You have a great property that you know tenants love, but finding equally great tenant takes time, effort, and experience.
When you're first starting out, it's easy to make some mistakes and spend a lot more time screening tenants than necessary.
Take advantage of property management techniques, tools, and services to reduce the amount of time you spend screening tenants.
You'll have more time to manage your properties and establish yourself as a landlord when you streamline your screening process.
Create a Screening Guide
Forbes recommends that the first step you take in the tenant screening process is the creation of a complete guide that details the type of information you'll require from prospective tenants.
Each landlord has his or her own preferences regarding red flags and issues that may be unacceptable.
You'll need to consider a variety a scenarios, such as if you'll allow someone with a bankruptcy to rent an apartment, rather than automatically disqualifying them.
Make sure that you establish exactly what you will and won't allow from the beginning.

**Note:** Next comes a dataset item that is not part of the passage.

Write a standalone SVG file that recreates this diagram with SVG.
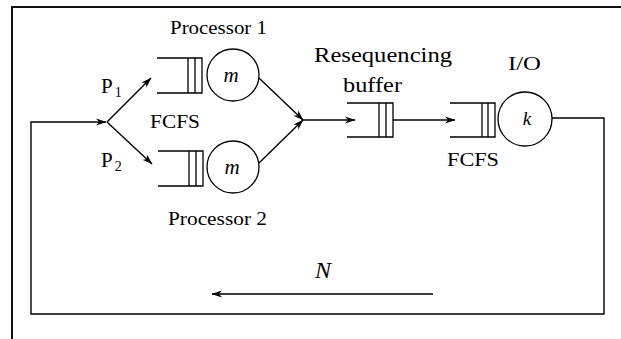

Creating a structured guide not only gives you a screening blueprint you can reference time and time again, it also allows you to double-check the guide against housing laws and regulations to ensure that you are following legal requirements.
Create a Targeted Ad
If you post a generic ad about a good property in a popular location, chances are you're going to get inundated with applications.
Going through each application takes time, energy, and effort that could be spent managing your properties and purchasing additional properties.
Target your ad to the type of tenant that you're interested in seeing in your rental, and make sure that you detail any disqualification criteria, such as a low credit score or a criminal record.
That way, you aren't looking through applications that are going to get denied in the end.
Consider Application Fees
Charging an application fee is another way to encourage tenants to self-screen themselves before they contact you directly.
The application fee, which you may choose to make refundable if the tenant signs a lease with you, creates a financial investment on the tenant's end.
This makes potential tenants more likely to apply only for properties that truly meet their needs and your requirements.
The application fee can also cover the cost of credit and background checks so you aren't paying those expenses out-of-pocket for tenants that may not be qualified to rent.
Use Online Services
You can perform credit checks, background checks, and other screening checks on your own, but that's not nearly as efficient as using an all-in-one service.
Using a service can also be cheaper than paying for each type of check individually.
Not only does the company handle the grunt work with running checks to let you know if a tenant is suitable, these services are also available online so you can access them day or night.
Don't Gloss Over References
If your tenant passes all of the other application and check tests, talk to their references.
Even if you suspect that the references you receive are not previous landlords, it makes sense to at least call and check.
Many tenants may assume that you won't check the references.
This list of tips will help you screen your candidates smoothly and efficiently and help you get the right tenants in your properties as soon as possible.